Problem
We need to find all equilibrium indices in the provided vector vec. An equilibrium index in the vector vec is an index i where the sum of vec[0..i-1] elements is equal to the sum of vec[i+1..len] elements.
Example 1:
Input: vec = [0, -3, 5, -4, -2, 3, 1, 0]
Output: [0, 3, 7]
Explanation: 0 index is in the result because the sum of the elements left to the index 0 is considered to be 0, and the sum of the right elements is 0 as well (-3 + 5 + (-4) + (-2) + 3 + 1 + 0 = 0). 3 index is in the result because 0 + (-3) + 5 = -2 + 3 + 1 + 0. 7 index is in the result because 0 + (-3) + 5 + (-4) + (-2) + 3 + 1 + 0 = 0.
Example 2:
Input: vec = [2, 3, 5, 1, 2, 2]
Output: [2]
Explanation: 2 index is in the result because 2 + 3 = 1 + 2 + 2.
Example 3:
Input: vec = [1, 3, 5]
Output: []
Explanation: The result is empty because there are no equilibrium indices in the vector.
Solution
fn find_equilibrium_indices_in_vector(vec: &Vec<i32>) -> Vec<usize> {
let mut map: HashMap<usize, i32> = HashMap::new();
let mut right_sum: i32 = 0;
(0..vec.len()).rev().for_each(|index| {
map.insert(index, right_sum);
right_sum = right_sum + vec[index];
});
let mut left_sum: i32 = 0;
vec.iter()
.enumerate()
.filter(|(index, elem)| {
let found_equilibrium: bool = left_sum == map[index];
left_sum = left_sum + *elem;
found_equilibrium
})
.map(|(index, _)| index)
.collect()
}
Explanation
On the first iteration over the reversed vec iterator, we accumulate and save to the created map sums of the right elements for the each index value.
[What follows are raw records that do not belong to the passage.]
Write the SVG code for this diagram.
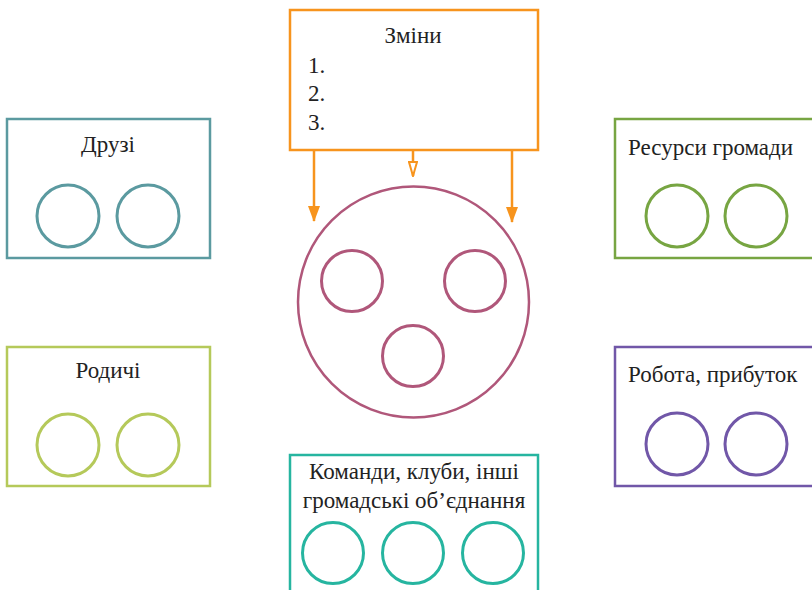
<svg xmlns="http://www.w3.org/2000/svg" width="812" height="590" viewBox="0 0 812 590">
<defs>
<marker id="filled" viewBox="0 0 16 12" refX="15" refY="6" markerWidth="16" markerHeight="12" orient="auto" markerUnits="userSpaceOnUse">
<path d="M0,0 L16,6 L0,12 Z" fill="#f7941d"/>
</marker>
<marker id="hollow" viewBox="0 0 16 10" refX="15" refY="5" markerWidth="16" markerHeight="10" orient="auto" markerUnits="userSpaceOnUse">
<path d="M1,1 L15,5 L1,9 Z" fill="#fff" stroke="#f7941d" stroke-width="2"/>
</marker>
</defs>
<style>
text{font-family:"Liberation Serif","Times New Roman",serif;font-size:23px;fill:#222}
.box{fill:#fff;stroke-width:2.5}
.c{fill:none;stroke-width:3}
.conn{stroke:#f7941d;stroke-width:2.5;fill:none}
</style>
<rect width="812" height="590" fill="#fff"/>
<g id="changes">
<rect class="box" x="290" y="10" width="248" height="140" stroke="#f7941d"/>
<text x="413" y="43" text-anchor="middle">Зміни</text>
<text x="308" y="73">1.</text>
<text x="308" y="101">2.</text>
<text x="308" y="130">3.</text>
</g>
<g id="face">
<circle cx="413.5" cy="302" r="115.5" fill="none" stroke="#b0577a" stroke-width="2.5"/>
<circle class="c" cx="352" cy="281" r="30.5" stroke="#b0577a"/>
<circle class="c" cx="475" cy="281" r="30.5" stroke="#b0577a"/>
<circle class="c" cx="413" cy="356" r="30.5" stroke="#b0577a"/>
</g>
<g id="friends">
<rect class="box" x="7" y="119" width="203" height="139" stroke="#5b9aa0"/>
<text x="108" y="152" text-anchor="middle">Друзі</text>
<circle class="c" cx="68" cy="216" r="31" stroke="#5b9aa0"/>
<circle class="c" cx="148" cy="216" r="31" stroke="#5b9aa0"/>
</g>
<g id="parents">
<rect class="box" x="7" y="347" width="203" height="139" stroke="#b5c95a"/>
<text x="108" y="378" text-anchor="middle">Родичі</text>
<circle class="c" cx="68" cy="445" r="31" stroke="#b5c95a"/>
<circle class="c" cx="148" cy="445" r="31" stroke="#b5c95a"/>
</g>
<g id="resources">
<rect class="box" x="615" y="119" width="210" height="139" stroke="#77a542"/>
<text x="628" y="155">Ресурси громади</text>
<circle class="c" cx="677" cy="216" r="31" stroke="#77a542"/>
<circle class="c" cx="756" cy="216" r="31" stroke="#77a542"/>
</g>
<g id="work">
<rect class="box" x="615" y="347" width="210" height="139" stroke="#7157a8"/>
<text x="628" y="382">Робота, прибуток</text>
<circle class="c" cx="677" cy="444" r="31" stroke="#7157a8"/>
<circle class="c" cx="756" cy="444" r="31" stroke="#7157a8"/>
</g>
<g id="teams">
<rect class="box" x="290" y="455" width="248" height="150" stroke="#26b5a0"/>
<text x="414" y="479" text-anchor="middle">Команди, клуби, інші</text>
<text x="414" y="508" text-anchor="middle">громадські об’єднання</text>
<circle class="c" cx="333" cy="553" r="30.5" stroke="#26b5a0"/>
<circle class="c" cx="413" cy="553" r="30.5" stroke="#26b5a0"/>
<circle class="c" cx="493" cy="553" r="30.5" stroke="#26b5a0"/>
</g>
<g id="connectors">
<line class="conn" x1="314" y1="151" x2="314" y2="221" marker-end="url(#filled)"/>
<line class="conn" x1="413" y1="151" x2="413" y2="176" marker-end="url(#hollow)"/>
<line class="conn" x1="512" y1="151" x2="512" y2="222" marker-end="url(#filled)"/>
</g>
</svg>
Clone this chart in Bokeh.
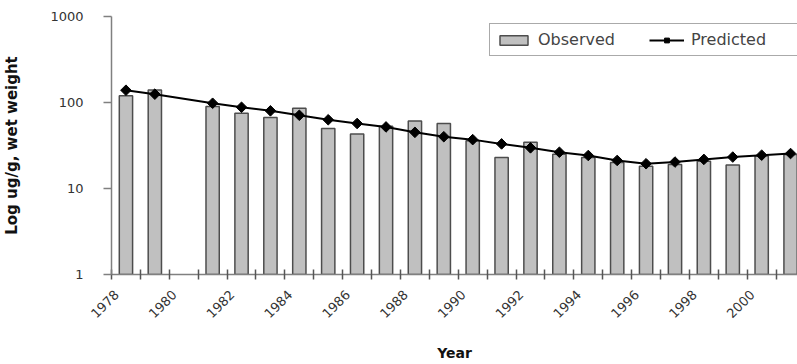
import math
from bokeh.plotting import figure
from bokeh.models import Range1d, FixedTicker, NumeralTickFormatter, Legend, LegendItem, ColumnDataSource
from bokeh.embed import file_html
from bokeh.resources import INLINE

# ---- data ----
years = list(range(1978, 2002))
observed = [120, 140, None, 90, 75, 67, 86, 50, 43, 53, 61, 57,
            36, 23, 34.5, 25, 23, 20, 18.2, 19, 20.8, 18.7, 23.8, 24.9]
predicted = [139, 125, None, 98, 88, 80, 71, 63, 57, 52, 45, 40,
             37, 33, 29.7, 26.4, 24.2, 21.2, 19.4, 20.3, 21.8, 23.2, 24.4, 25.5]
x_tick_years = list(range(1978, 2001, 2))
y_ticks = [1, 10, 100, 1000]

obs_src = ColumnDataSource(dict(
    x=[y for y, v in zip(years, observed) if v is not None],
    top=[v for v in observed if v is not None]))
pred_src = ColumnDataSource(dict(
    x=[y for y, v in zip(years, predicted) if v is not None],
    y=[v for v in predicted if v is not None]))

FONT = "DejaVu Sans"
GRAY = "#808080"

p = figure(width=797, height=364,
           x_range=Range1d(1977.5, 2001.24), y_range=Range1d(1, 1000),
           y_axis_type="log", output_backend="svg", toolbar_location=None,
           min_border_left=108, min_border_right=0, min_border_top=16, min_border_bottom=88)
p.outline_line_color = None
p.background_fill_color = "white"
p.border_fill_color = "white"

p.xgrid.visible = False
p.ygrid.ticker = FixedTicker(ticks=[y_ticks[-1]])
p.ygrid.grid_line_color = GRAY
p.ygrid.grid_line_width = 1.5

bars = p.vbar(x="x", top="top", bottom=1, width=0.46, source=obs_src,
              fill_color="#c0c0c0", line_color="#4d4d4d", line_width=1.5)
line = p.line(x="x", y="y", source=pred_src, line_color="black", line_width=2)
pts = p.scatter(x="x", y="y", source=pred_src, marker="square", angle=math.pi / 4,
                size=7.5, fill_color="black", line_color="black")

# y axis
yax = p.yaxis[0]
yax.ticker = FixedTicker(ticks=y_ticks, minor_ticks=[])
yax.formatter = NumeralTickFormatter(format="0")
yax.axis_line_color = GRAY
yax.axis_line_width = 1.5
yax.major_tick_line_color = GRAY
yax.major_tick_line_width = 1.5
yax.major_tick_in = 0
yax.major_tick_out = 8
yax.minor_tick_line_color = None
yax.major_label_standoff = 20
yax.major_label_text_font = FONT
yax.major_label_text_font_size = "13px"
yax.major_label_text_color = "#333333"
yax.axis_label = "Log ug/g, wet weight"
yax.axis_label_text_font = FONT
yax.axis_label_text_font_style = "bold"
yax.axis_label_text_font_size = "15px"
yax.axis_label_text_color = "#111111"
yax.axis_label_standoff = 26

# x axis: labels sit a little left of each category centre, ticks between categories
xax = p.xaxis[0]
xax.ticker = FixedTicker(ticks=[y - 0.32 for y in x_tick_years],
                         minor_ticks=[y - 0.5 for y in years] + [years[-1] + 0.5])
xax.formatter = NumeralTickFormatter(format="0")
xax.axis_line_color = GRAY
xax.axis_line_width = 1.5
xax.major_tick_line_color = None
xax.minor_tick_line_color = "#555555"
xax.minor_tick_line_width = 1.5
xax.minor_tick_in = 5
xax.minor_tick_out = 5
xax.major_label_orientation = math.pi / 4
xax.major_label_standoff = 12
xax.major_label_text_font = FONT
xax.major_label_text_font_size = "13px"
xax.major_label_text_color = "#333333"
xax.axis_label = "Year"
xax.axis_label_text_font = FONT
xax.axis_label_text_font_style = "bold"
xax.axis_label_text_font_size = "14px"
xax.axis_label_text_color = "#111111"
xax.axis_label_standoff = 20

legend = Legend(items=[LegendItem(label="Observed", renderers=[bars]),
                       LegendItem(label="Predicted", renderers=[line, pts])],
                orientation="horizontal", location=(378, 218))
legend.border_line_color = "#555555"
legend.border_line_width = 1.5
legend.background_fill_color = "white"
legend.label_text_font = FONT
legend.label_text_font_size = "16px"
legend.label_text_color = "#444444"
legend.glyph_width = 35
legend.glyph_height = 12
legend.label_width = 100
legend.label_standoff = 7
legend.spacing = 11
legend.padding = 6
legend.margin = 0
p.add_layout(legend)

open("out.html", "w").write(file_html(p, INLINE))
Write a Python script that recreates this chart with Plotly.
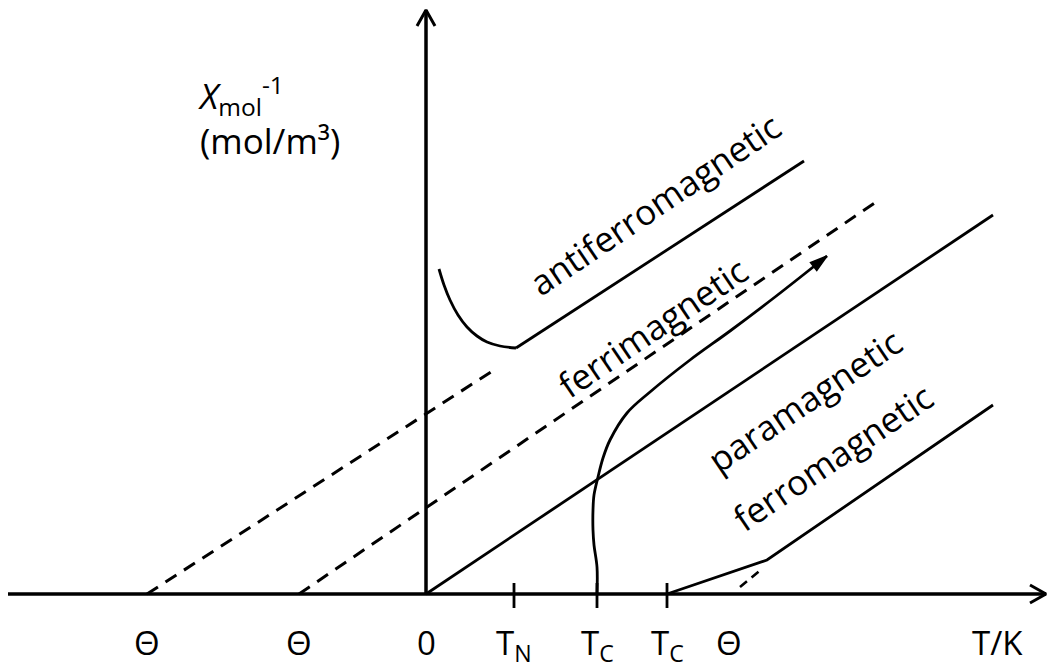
import math
import plotly.graph_objects as go

# Temperature axis (T) and inverse molar susceptibility (1/chi), arbitrary units
theta_afm = -27.9      # Weiss temperature, antiferromagnet
theta_ferri = -12.7    # Weiss temperature, ferrimagnet
theta_fm = 30.3        # Weiss temperature, ferromagnet
t_neel = 8.8
t_curie_ferri = 17.1
t_curie_fm = 24.1

# Paramagnet: Curie law through the origin
para_t = [0.0, 56.7]
para_chi = [0.0, 37.9]

# Antiferromagnet: low-T branch and Curie-Weiss branch above T_N
afm_t = [1.3, 1.8, 2.4, 3.2, 4.1, 5.1, 6.1, 7.4, 9.0, 37.8]
afm_chi = [32.5, 30.9, 29.4, 27.9, 26.7, 25.8, 25.2, 24.8, 24.6, 43.3]
afm_extrap_t = [theta_afm, 7.1]
afm_extrap_chi = [0.0, 22.6]

# Ferrimagnet: hyperbolic curve above T_C and its asymptote
ferri_t = [17.1, 17.1, 16.8, 16.7, 16.7, 16.8, 17.2, 17.7, 18.4, 20.1, 22.4,
           26.4, 30.4, 34.9, 40.1]
ferri_chi = [0.0, 2.7, 4.9, 6.4, 8.4, 9.9, 11.7, 13.6, 15.4, 18.1, 20.2,
             23.4, 26.3, 29.7, 33.8]
ferri_asym_t = [theta_ferri, 45.3]
ferri_asym_chi = [0.0, 39.4]

# Ferromagnet: rises from T_C, then Curie-Weiss line
fm_t = [t_curie_fm, 34.1, 56.7]
fm_chi = [0.0, 3.4, 18.9]
fm_extrap_t = [31.4, 33.7]
fm_extrap_chi = [0.7, 2.6]

# Axis labels along T
tick_vals = [theta_afm, theta_ferri, 0.0, t_neel, t_curie_ferri, t_curie_fm, theta_fm, 57.1]
tick_text = ["Θ", "Θ", "0", "T<sub>N</sub>", "T<sub>C</sub>", "T<sub>C</sub>", "Θ", "T/K"]
tick_marks = [t_neel, t_curie_ferri, t_curie_fm]

# Curve names written along the lines: (text, T, 1/chi)
curve_labels = ["antiferromagnetic", "ferrimagnetic", "paramagnetic", "ferromagnetic"]
curve_label_t = [22.8, 22.6, 37.8, 40.6]
curve_label_chi = [39.0, 26.7, 19.4, 13.7]

X_MIN, X_MAX = -42.6, 62.3
Y_MIN, Y_MAX = -6.9, 59.4
FONT = "Open Sans"
BLACK = "#000000"

fig = go.Figure()


def add_line(x, y, width=2.8, dash="solid", shape="linear"):
    fig.add_trace(go.Scatter(
        x=x, y=y, mode="lines", hoverinfo="skip", showlegend=False,
        line=dict(color=BLACK, width=width, dash=dash, shape=shape, smoothing=1.0),
    ))


# Coordinate axes with open arrowheads
x_end, y_end = 62.0, 58.4
add_line([-41.8, x_end], [0, 0], width=3.5)
add_line([x_end - 1.6, x_end, x_end - 1.6], [0.9, 0, -0.9], width=3.0)
add_line([0, 0], [0, y_end], width=3.5)
add_line([-0.9, 0, 0.9], [y_end - 1.6, y_end, y_end - 1.6], width=3.0)

for t in tick_marks:
    add_line([t, t], [-1.4, 1.1], width=2.8)

# Dashed extrapolations
dash = "13px,9px"
add_line(afm_extrap_t, afm_extrap_chi, width=3.0, dash=dash)
add_line(ferri_asym_t, ferri_asym_chi, width=3.0, dash=dash)
add_line(fm_extrap_t, fm_extrap_chi, width=2.6, dash="9px,6px")

# Solid curves
add_line(para_t, para_chi)
add_line(afm_t[:-1], afm_chi[:-1], shape="spline")
add_line(afm_t[-2:], afm_chi[-2:])
add_line(ferri_t, ferri_chi, shape="spline")
add_line(fm_t, fm_chi)

# Filled arrowhead at the end of the ferrimagnetic curve (equal x/y scales)
tip_x, tip_y = ferri_t[-1], ferri_chi[-1]
dx, dy = tip_x - ferri_t[-2], tip_y - ferri_chi[-2]
norm = math.hypot(dx, dy)
ux, uy = dx / norm, dy / norm
head_len, head_half = 1.7, 0.5
bx, by = tip_x - head_len * ux, tip_y - head_len * uy
fig.add_trace(go.Scatter(
    x=[tip_x, bx - head_half * uy, bx + head_half * uy, tip_x],
    y=[tip_y, by + head_half * ux, by - head_half * ux, tip_y],
    mode="lines", fill="toself", fillcolor=BLACK, hoverinfo="skip", showlegend=False,
    line=dict(color=BLACK, width=1.5),
))

# Labels along T
for val, txt in zip(tick_vals, tick_text):
    fig.add_annotation(
        x=val, y=-2.6, text=txt, showarrow=False, xanchor="center", yanchor="top",
        borderpad=0, borderwidth=0,
        font=dict(family=FONT, size=33, color=BLACK),
    )

# Curve names
for txt, t, c in zip(curve_labels, curve_label_t, curve_label_chi):
    fig.add_annotation(
        x=t, y=c, text=txt, showarrow=False, textangle=-34,
        xanchor="center", yanchor="middle",
        font=dict(family=FONT, size=35, color=BLACK),
    )

# Vertical axis title
fig.add_annotation(
    x=-22.8, y=47.8, text="<i>X</i><sub>mol</sub><sup>-1</sup><br>(mol/m³)",
    showarrow=False, align="left", xanchor="left", yanchor="middle",
    borderpad=0, borderwidth=0,
    font=dict(family=FONT, size=35, color=BLACK),
)

fig.update_xaxes(range=[X_MIN, X_MAX], visible=False, fixedrange=True)
fig.update_yaxes(range=[Y_MIN, Y_MAX], visible=False, fixedrange=True)
fig.update_layout(
    width=1049, height=663, margin=dict(l=0, r=0, t=0, b=0),
    paper_bgcolor="white", plot_bgcolor="white",
)

fig.write_html("out.html")
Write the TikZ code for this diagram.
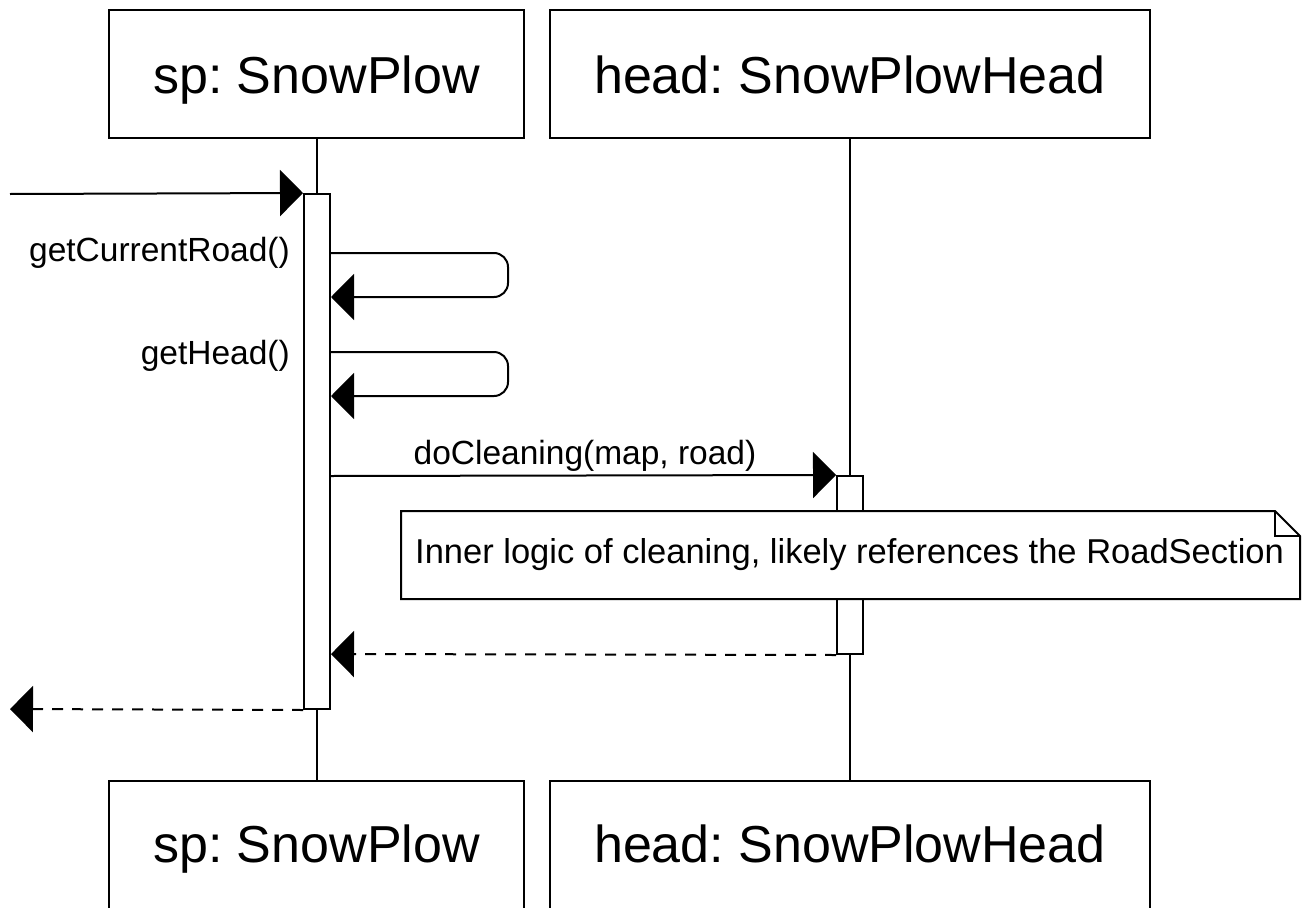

On the second iteration, we accumulate sums of the left elements for the each index value. At the same time we check if for the current index our accumulated left_sum is equal to the right sum extracted from the map for this index. If that is the case, then we have found_equilibrium and the filter's predicate would satisfy for that index (which means that index would be included in the result).
Complexity
The time complexity of this solution is O(n) (n is a size of the input vector), but we need to iterate the vector twice. Also the solution requires O(n) extra space for the HashMap we created, which is not ideal and could be improved. It is possible to implement it without using the extra space (observant readers can suggest a solution in the comments!).